The vet didn't know much about mdr1 so it's up to me to do research... All heartworm meds have sensitivity. I just wonder what other rough collie owners use? It's between Revolution and Interceptor now for me.


----------



## sassafras (Jun 22, 2010)

At the doses used for heartworm prevention, any one of them should be safe especially for a non-mutant/mutant. Personally I don't trust topical heartworm medications like Revolution.


----------



## Charis (Jul 12, 2009)

I would discuss it with your vet - although (and I am NOT a vet) I believe most oral heartworm medications are safe for MDR1 breeds - as I discussed this with my previous vet (before we moved) and he said she would be fine on heartworm meds (this is when her status was unknown).


----------



## sassafras (Jun 22, 2010)

Here is the list of known problem drugs from the WSU website: http://www.vetmed.wsu.edu/depts-VCPL/drugs.aspx

Ivermectin, selamectin, milbemycin, and moxidectin are the relevant drugs for heartworm prevention.


----------



## taffy11 (Jan 31, 2012)

sassafras said:


> Here is the list of known problem drugs from the WSU website: http://www.vetmed.wsu.edu/depts-VCPL/drugs.aspx
> 
> Ivermectin, selamectin, milbemycin, and moxidectin are the relevant drugs for heartworm prevention.

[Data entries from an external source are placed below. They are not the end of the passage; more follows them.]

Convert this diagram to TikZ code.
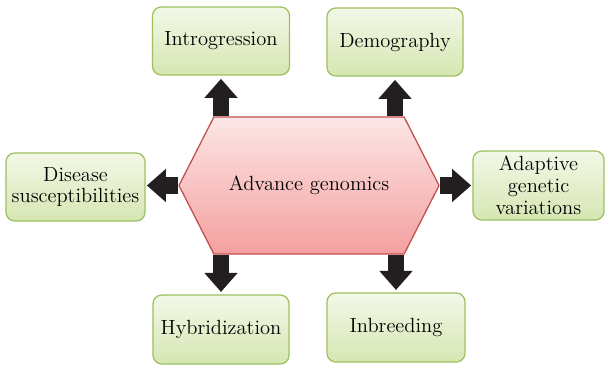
\documentclass[tikz,border=0pt]{standalone}
\usepackage{tikz}
\usetikzlibrary{arrows.meta,shapes.symbols,backgrounds}

\definecolor{boxline}{HTML}{9DC060}
\definecolor{boxtop}{HTML}{F3F8E8}
\definecolor{boxbot}{HTML}{D6E6B2}
\definecolor{hexline}{HTML}{C0504D}
\definecolor{hextop}{HTML}{FCE6E6}
\definecolor{hexbot}{HTML}{F4A09F}
\definecolor{arrowblack}{HTML}{231F20}

\tikzset{
  topic/.style={draw=boxline, line width=0.9pt, rounded corners=0.22cm,
    top color=boxtop, bottom color=boxbot, align=center, inner sep=0pt,
    font=\fontsize{14.6}{15.6}\selectfont},
  core/.style={signal, signal to=west and east, signal pointer angle=126,
    draw=hexline, line width=0.9pt, top color=hextop, bottom color=hexbot,
    minimum width=6.5cm, minimum height=3.425cm, inner sep=0pt,
    font=\fontsize{14.6}{15.6}\selectfont},
  fat/.style={line width=0.4cm, arrowblack,
    -{Triangle[width=0.8cm,length=0.475cm]}}
}

\begin{document}
\begin{tikzpicture}[x=0.025cm, y=-0.025cm]
  \useasboundingbox (0,0) rectangle (605,366);

  \node[core](hex) at (309, 185.5) {Advance genomics};

  \node[topic, minimum width=3.425cm, minimum height=1.7cm](intro) at (221, 41) {Introgression};
  \node[topic, minimum width=3.4cm, minimum height=1.7cm](demo) at (395, 42) {Demography};
  \node[topic, minimum width=3.475cm, minimum height=1.7cm](disease) at (75.5, 187) {Disease\\susceptibilities};
  \node[topic, minimum width=3.275cm, minimum height=1.725cm](adapt) at (538.5, 185.5) {Adaptive\\genetic\\variations};
  \node[topic, minimum width=3.4cm, minimum height=1.725cm](hybrid) at (221, 329.5) {Hybridization};
  \node[topic, minimum width=3.45cm, minimum height=1.725cm](inbreed) at (396, 327.5) {Inbreeding};

  \begin{scope}[on background layer]
    \foreach \b in {intro, demo} {
      \draw[fat, shorten >=0.08cm] (\b.south |- hex.north) -- (\b.south);
    }
    \foreach \b in {hybrid, inbreed} {
      \draw[fat, shorten >=0.06cm] (\b.north |- hex.south) -- (\b.north);
    }
    \draw[fat, shorten >=0.03cm] (hex.west) -- (disease.east |- hex.west);
    \draw[fat, shorten >=0.03cm] (hex.east) -- (adapt.west |- hex.east);
  \end{scope}
\end{tikzpicture}
\end{document}
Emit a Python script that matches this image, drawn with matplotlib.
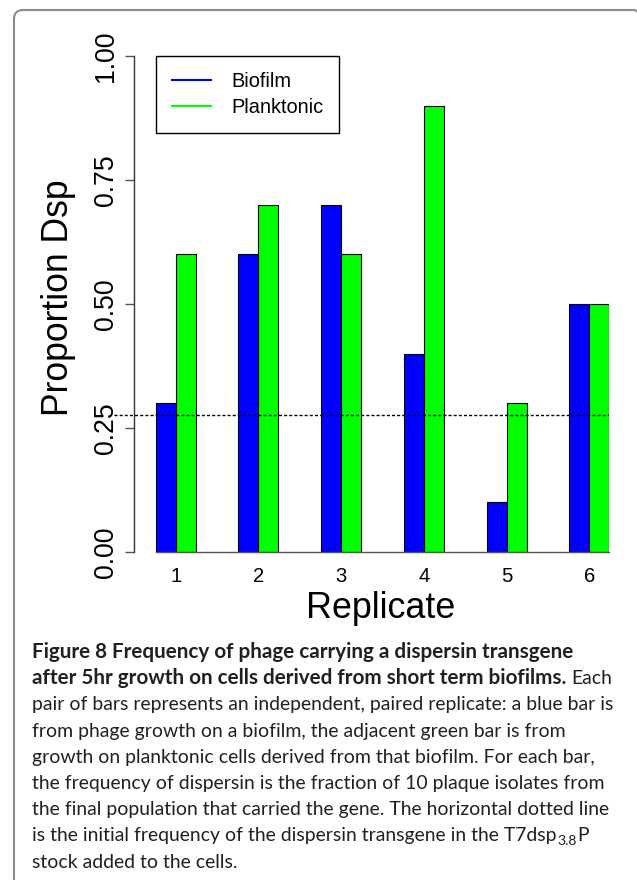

Yeah all the meds are on the list! But I talked to the breeder. Mom-dog (dame) is a mutant/mutant but did great with Interceptor, so we will purchase that brand. She says now as an adult they use shots, but I have no idea what shots there are against heartworm (must be sort of like a 3 months medicine shot or so).


----------



## luv mi pets (Feb 5, 2012)

The breeder might be using Proheart. An injection for dogs to protect them from heartworms. Taken off the market for awhile, it is now back. https://animalhealth.pfizer.com/sites/pahweb/US/EN/Products/Pages/ProHeart®6(moxidectin).aspx


----------



## taffy11 (Jan 31, 2012)

Wow thanks for the link, do you know why it was off the market?


----------



## luv mi pets (Feb 5, 2012)

Yes. dogs were having reactions to it. Took it off the market and and did some tweaking. Ran test/studies galore and now it is back.


----------



## Rowdy (Sep 2, 2007)

Both of my dogs are mutant/mutant for MDR1. We use Interceptor for them without any problems.


----------